Lights and Other Electrical Systems Can Fail

Aside from the potential to end up as a road hazard, you may also need to limit your driving time with a bad alternator because you won’t have a fully functioning vehicle. Lights are an essential part of road safety, and they are one of the first things to stop functioning when an alternator can’t produce enough voltage.

Symptoms of a Bad Alternator

There are five main symptoms of a bad alternator.

  • The battery charge indicator light is illuminated
  • The headlights or other electrical systems fail intermittently
  • The car stalls after driving
  • The car has trouble starting
  • The battery is low after driving

Bad Alternator vs. Bad Battery

A bad battery can cause many of the same symptoms that a bad alternator can cause. The easiest way to tell whether or not the battery has gone bad instead of the alternator is that a car will run without issue on just the alternator. If your car has trouble starting, but it works fine after jumping it, you probably just have a bad battery.

If the car runs after a jump start, but the lights are dim and the motor stalls, then your alternator is probably bad. We have a guide here that will help you install a new alternator and get back on the road quickly.

FAQ

Can You Jumpstart a Car With a Bad Alternator?

Yes, you can. It may not stay running for long, though, depending on how depleted the battery is. A battery that was only a little low may allow your car to run for ten minutes, which is hopefully long enough for you to be able to get to a mechanic.

Will a Car Run With a Bad Alternator?

It depends on how bad the alternator is. If the regulator on the alternator has gone bad, which you can learn about here, you may be able to run the car with minimal problems. If it isn’t producing any voltage, the car will run, but not for very long.

Will a Battery Die if the Alternator Is Bad?

The battery will not charge as the car is running if the alternator is bad.

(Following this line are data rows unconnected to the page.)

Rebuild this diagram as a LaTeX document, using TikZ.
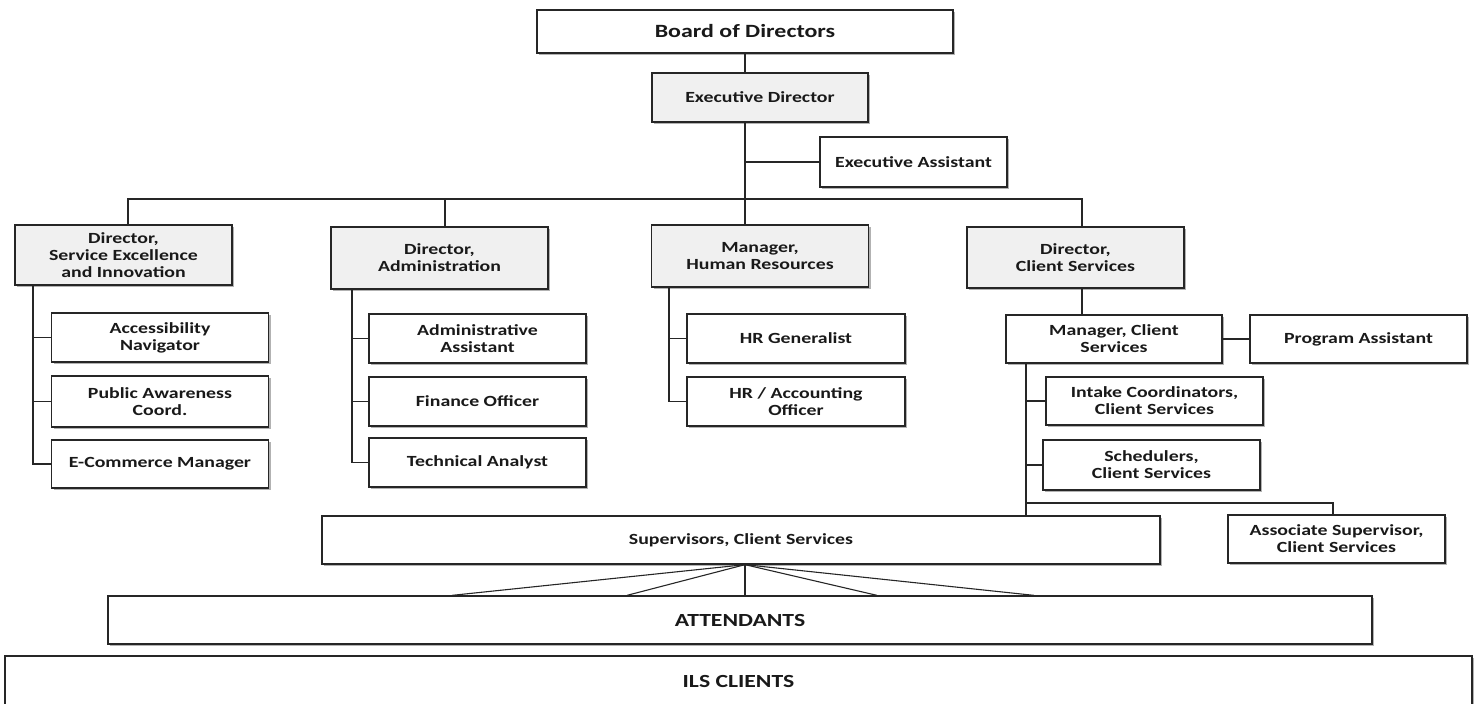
\documentclass[tikz,border=0pt]{standalone}
\usepackage{fontspec}
\setmainfont{Carlito}[FakeStretch=1.28]
\usetikzlibrary{shadows,calc}

\tikzset{
  box/.style={draw=black!85, line width=1.3pt, fill=white, text=black!90,
    minimum width=217pt, minimum height=49pt, align=center, inner sep=1pt,
    font=\bfseries\fontsize{15.5}{17}\selectfont,
    drop shadow={shadow xshift=2pt, shadow yshift=-2pt, fill=black, opacity=0.3}},
  headbox/.style={box, fill=black!6},
  link/.style={line width=1.3pt, draw=black!85},
}

\begin{document}
\begin{tikzpicture}[x=1pt, y=-1pt]
  \useasboundingbox (0,0) rectangle (1478,704);

  % top
  \node[box, minimum width=416pt, minimum height=43pt, font=\bfseries\fontsize{18.7}{21}\selectfont] (board) at (745,31.5) {Board of Directors};
  \node[headbox, minimum width=216pt] (exec) at (760,97.5) {Executive Director};
  \node[box, minimum width=187pt, minimum height=50pt] (assist) at (913.5,162) {Executive Assistant};

  % directors
  \node[headbox, minimum height=60pt] (sei) at (123.5,255) {Director,\\Service Excellence\\and Innovation};
  \node[headbox, minimum height=62pt] (admin) at (439.5,258) {Director,\\Administration};
  \node[headbox, minimum height=62pt] (hrm) at (760,256) {Manager,\\Human Resources};
  \node[headbox, minimum height=61pt] (dcs) at (1075.5,257.5) {Director,\\Client Services};

  % staff
  \node[box] (nav) at (160,337.5) {Accessibility\\Navigator};
  \node[box, minimum height=51pt] (pub) at (160,401.5) {Public Awareness\\Coord.};
  \node[box, minimum height=48pt] (ecom) at (160,464) {E-Commerce Manager};

  \node[box] (aasst) at (477.5,338.5) {Administrative\\Assistant};
  \node[box] (fin) at (477.5,401.5) {Finance Officer};
  \node[box] (tech) at (477.5,462.5) {Technical Analyst};

  \node[box, minimum width=218pt] (hrg) at (796,338.5) {HR Generalist};
  \node[box, minimum width=218pt] (hra) at (796,401.5) {HR / Accounting\\Officer};

  \node[box, minimum width=216pt, minimum height=48pt] (mcs) at (1114,339) {Manager, Client\\Services};
  \node[box, minimum height=48pt] (prog) at (1358.5,339) {Program Assistant};
  \node[box, minimum height=48pt] (intake) at (1154.5,401) {Intake Coordinators,\\Client Services};
  \node[box, minimum height=50pt] (sched) at (1151.5,465) {Schedulers,\\Client Services};

  % bottom
  \node[box, minimum width=838pt, minimum height=48pt, font=\bfseries\fontsize{15.5}{17}\selectfont] (sup) at (741,540) {Supervisors, Client Services};
  \node[box, minimum height=48pt] (assoc) at (1336.5,539) {Associate Supervisor,\\Client Services};
  \node[box, minimum width=1264pt, minimum height=48pt, font=\bfseries\fontsize{18.5}{21}\selectfont] (att) at (740,620) {ATTENDANTS};
  \node[box, minimum width=1467pt, minimum height=50pt, font=\bfseries\fontsize{18.5}{21}\selectfont] (ils) at (738.5,681) {ILS CLIENTS};

  % bus and spines
  \coordinate (bus) at (745,199);
  \coordinate (b1) at (128,199);
  \coordinate (b2) at (445,199);
  \coordinate (b4) at (1082,199);
  \coordinate (s1) at (33,0);
  \coordinate (s2) at (352,0);
  \coordinate (s3) at (669,0);
  \coordinate (s4) at (1026,0);
  \coordinate (c4) at (1333,503);

  \draw[link] (bus |- board.south) -- (bus |- exec.north);
  \draw[link] (bus |- exec.south) -- (bus) -- (bus |- hrm.north);
  \draw[link] (bus |- assist.west) -- (assist.west);
  \draw[link] (b1 |- sei.north) -- (b1) -- (b4) -- (b4 |- dcs.north);
  \draw[link] (b2) -- (b2 |- admin.north);

  \draw[link] (s1 |- sei.south) -- (s1 |- ecom.west) -- (ecom.west);
  \foreach \n in {nav,pub}
    \draw[link] (s1 |- \n.west) -- (\n.west);

  \draw[link] (s2 |- admin.south) -- (s2 |- tech.west) -- (tech.west);
  \foreach \n in {aasst,fin}
    \draw[link] (s2 |- \n.west) -- (\n.west);

  \draw[link] (s3 |- hrm.south) -- (s3 |- hra.west) -- (hra.west);
  \draw[link] (s3 |- hrg.west) -- (hrg.west);

  \draw[link] (b4 |- dcs.south) -- (b4 |- mcs.north);
  \draw[link] (mcs.east) -- (prog.west);
  \draw[link] (s4 |- mcs.south) -- (s4 |- sup.north);
  \foreach \n in {intake,sched}
    \draw[link] (s4 |- \n.west) -- (\n.west);
  \draw[link] (s4 |- c4) -- (c4) -- (c4 |- assoc.north);

  % fan to attendants
  \foreach \x in {452,627,745,877,1034}
    \draw[link, line width=1.1pt] (bus |- sup.south) -- (\x,0 |- att.north);
\end{tikzpicture}
\end{document}
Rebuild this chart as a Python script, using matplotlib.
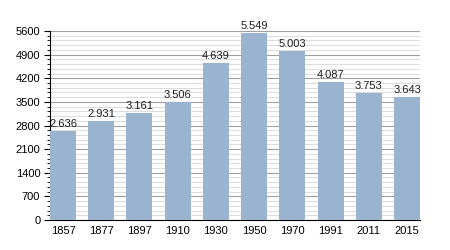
import matplotlib
matplotlib.use("Agg")
import matplotlib.pyplot as plt
from matplotlib.ticker import MultipleLocator

years = ["1857", "1877", "1897", "1910", "1930", "1950", "1970", "1991", "2011", "2015"]
population = [2636, 2931, 3161, 3506, 4639, 5549, 5003, 4087, 3753, 3643]
labels = ["2.636", "2.931", "3.161", "3.506", "4.639", "5.549", "5.003", "4.087", "3.753", "3.643"]

plt.rcParams['font.family'] = ['Liberation Sans', 'DejaVu Sans']
fig = plt.figure(figsize=(4.5, 2.5), dpi=100)
ax = fig.add_axes([50/450, 1-220/250, 370/450, 189/250])

w = 0.68
x = list(range(len(years)))
ax.bar(x, population, width=w, color="#9ab3cf", zorder=3)
for xi, v, t in zip(x, population, labels):
    ax.text(xi, v + 60, t, ha="center", va="bottom", fontsize=8, color="#222222", zorder=4)

ax.set_xlim(-w/2, len(years) - 1 + w/2)
ax.set_ylim(0, 5600)
ax.yaxis.set_major_locator(MultipleLocator(700))
ax.yaxis.set_minor_locator(MultipleLocator(140))
ax.grid(axis="y", which="major", color="#a0a0a0", linewidth=0.8, zorder=1)
ax.grid(axis="y", which="minor", color="#dddddd", linewidth=0.8, zorder=1)
ax.set_xticks(x)
ax.set_xticklabels(years)
ax.tick_params(axis="x", length=0, labelsize=8, pad=4)
ax.tick_params(axis="y", which="major", length=4, width=0.8, labelsize=8, pad=3)
ax.tick_params(axis="y", which="minor", length=2, width=0.6)
for s in ["top", "right"]:
    ax.spines[s].set_visible(False)
ax.spines["left"].set_linewidth(0.8)
ax.spines["bottom"].set_linewidth(0.8)

fig.savefig("out.png", dpi=100)
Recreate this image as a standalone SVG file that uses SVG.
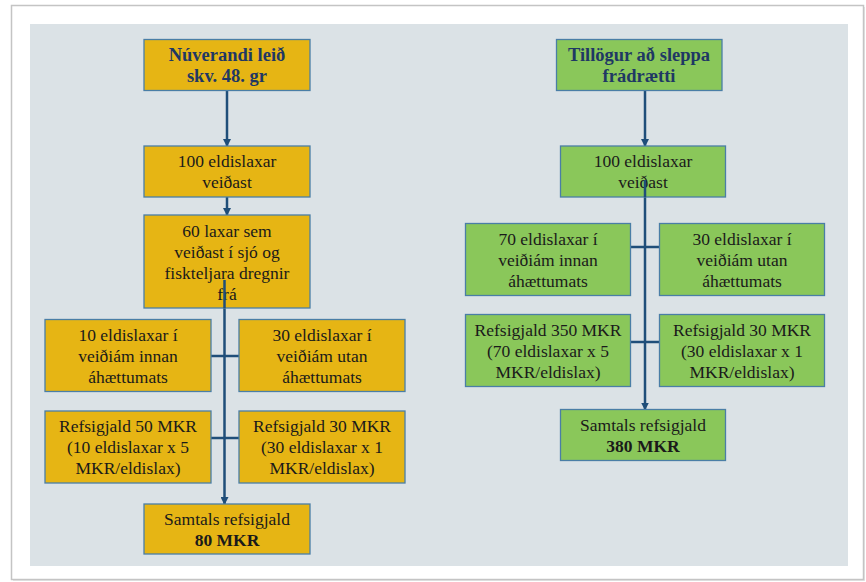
<svg xmlns="http://www.w3.org/2000/svg" width="866" height="582" viewBox="0 0 866 582">
<defs>
<style>
.gold{fill:#E6B514;stroke:#4A7EA6;stroke-width:1.3}
.green{fill:#8AC75A;stroke:#4A7EA6;stroke-width:1.3}
text{font-family:"Liberation Serif","DejaVu Serif",serif;font-size:17.5px;fill:#1a1a1a;text-anchor:middle}
.title{font-weight:bold;fill:#1F3864;font-size:18.5px}
.b{font-weight:bold}
.con{stroke:#1F4E79;stroke-width:2.5;fill:none}
</style>
<marker id="ah" markerWidth="8" markerHeight="8" refX="7" refY="4" orient="auto" markerUnits="userSpaceOnUse">
<path d="M0,0 L8,4 L0,8 z" fill="#1F4E79"/>
</marker>
</defs>
<rect x="0" y="0" width="866" height="582" fill="#ffffff"/>
<rect x="13" y="7" width="852" height="574" fill="#e6e6e6"/>
<rect x="11.5" y="5.5" width="852" height="574" fill="#ffffff" stroke="#c4c4c4" stroke-width="1.5"/>
<rect x="30" y="24" width="818" height="542" fill="#DBE2E6"/>

<g id="connectors">
<line class="con" x1="227" y1="91" x2="227" y2="146" marker-end="url(#ah)"/>
<line class="con" x1="227" y1="197" x2="227" y2="215" marker-end="url(#ah)"/>
<line class="con" x1="224.5" y1="280" x2="224.5" y2="504" marker-end="url(#ah)"/>
<line class="con" x1="211" y1="356" x2="239" y2="356"/>
<line class="con" x1="211" y1="438" x2="239" y2="438"/>
<line class="con" x1="645" y1="91" x2="645" y2="146" marker-end="url(#ah)"/>
<line class="con" x1="645" y1="180" x2="645" y2="409.5" marker-end="url(#ah)"/>
<line class="con" x1="631" y1="247" x2="659" y2="247"/>
<line class="con" x1="631" y1="342" x2="659" y2="342"/>
</g>

<g id="l1"><rect class="gold" x="144" y="39.5" width="166" height="51"/>
<text class="title" x="227" y="61">Núverandi leið</text><text class="title" x="227" y="82">skv. 48. gr</text></g>
<g id="l2"><rect class="gold" x="144" y="146" width="166" height="51"/>
<text x="227" y="167">100 eldislaxar</text><text x="227" y="188">veiðast</text></g>
<g id="l3"><rect class="gold" x="144" y="215" width="166" height="93"/>
<text x="227" y="237">60 laxar sem</text><text x="227" y="258">veiðast í sjó og</text><text x="227" y="279">fiskteljara dregnir</text><text x="227" y="299.5">frá</text></g>
<line class="con" x1="224.5" y1="280" x2="224.5" y2="308"/>
<g id="l4"><rect class="gold" x="45" y="319.5" width="166" height="72"/>
<text x="128" y="340.5">10 eldislaxar í</text><text x="128" y="361.5">veiðiám innan</text><text x="128" y="382.5">áhættumats</text></g>
<g id="l5"><rect class="gold" x="239" y="319.5" width="166" height="72"/>
<text x="322" y="340.5">30 eldislaxar í</text><text x="322" y="361.5">veiðiám utan</text><text x="322" y="382.5">áhættumats</text></g>
<g id="l6"><rect class="gold" x="45" y="411" width="166" height="72"/>
<text x="128" y="432">Refsigjald 50 MKR</text><text x="128" y="453">(10 eldislaxar x 5</text><text x="128" y="474">MKR/eldislax)</text></g>
<g id="l7"><rect class="gold" x="239" y="411" width="166" height="72"/>
<text x="322" y="432">Refsigjald 30 MKR</text><text x="322" y="453">(30 eldislaxar x 1</text><text x="322" y="474">MKR/eldislax)</text></g>
<g id="l8"><rect class="gold" x="144" y="504" width="166" height="50"/>
<text x="227" y="525">Samtals refsigjald</text><text class="b" x="227" y="546">80 MKR</text></g>

<g id="r1"><rect class="green" x="556.5" y="39.5" width="165.5" height="51"/>
<text class="title" x="639" y="61">Tillögur að sleppa</text><text class="title" x="639" y="82">frádrætti</text></g>
<g id="r2"><rect class="green" x="560.5" y="146" width="165" height="51"/>
<text x="643" y="167">100 eldislaxar</text><text x="643" y="188">veiðast</text></g>
<line class="con" x1="645" y1="180" x2="645" y2="197"/>
<g id="r3"><rect class="green" x="465.5" y="223.5" width="165" height="72"/>
<text x="548" y="244.5">70 eldislaxar í</text><text x="548" y="265.5">veiðiám innan</text><text x="548" y="286.5">áhættumats</text></g>
<g id="r4"><rect class="green" x="659.5" y="223.5" width="165" height="72"/>
<text x="742" y="244.5">30 eldislaxar í</text><text x="742" y="265.5">veiðiám utan</text><text x="742" y="286.5">áhættumats</text></g>
<g id="r5"><rect class="green" x="465.5" y="314.5" width="165" height="72"/>
<text x="548" y="335.5">Refsigjald 350 MKR</text><text x="548" y="356.5">(70 eldislaxar x 5</text><text x="548" y="377.5">MKR/eldislax)</text></g>
<g id="r6"><rect class="green" x="659.5" y="314.5" width="165" height="72"/>
<text x="742" y="335.5">Refsigjald 30 MKR</text><text x="742" y="356.5">(30 eldislaxar x 1</text><text x="742" y="377.5">MKR/eldislax)</text></g>
<g id="r7"><rect class="green" x="560.5" y="409.5" width="165" height="51"/>
<text x="643" y="431">Samtals refsigjald</text><text class="b" x="643" y="452">380 MKR</text></g>
</svg>
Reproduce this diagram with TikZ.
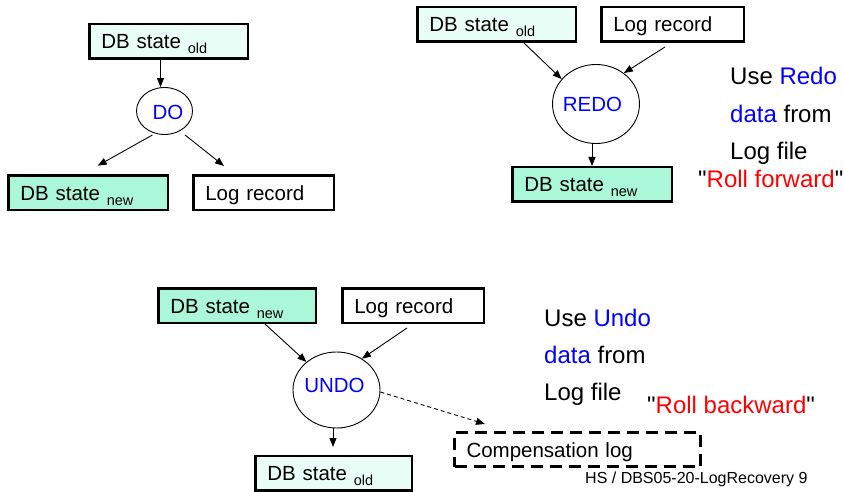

That means that after a certain amount of time, the engine will drain the battery to the point that there is not enough power left to run the car. Doing this repeatedly will kill the battery.

How Long Will a Battery Last if the Alternator Is Bad?

A battery may last up to ten minutes if the car is running and the alternator is bad. However, the battery may not be able to start the car again.

How Can You Tell if Your Alternator Is Bad?

There are two main ways to tell your alternator may be failing. The first is that there will be a low charge warning light that illuminates on your dashboard. The second is that your headlights may dim or flicker as you drive. You can read more about alternators and bad alternator symptoms here.

Stay Safe and Keep the Lights On

We know that it can be intimidating to have to jump your car. Especially if you need to ask a stranger in a parking lot or on the side of the road; that’s something even seasoned car gurus have trouble with.

We hope that you can use this guide to feel a little more confident and get your car to a shop where the problem can be fixed quickly and painlessly. After all, it concerns your safety and comfort, and we want as much of that for you as possible.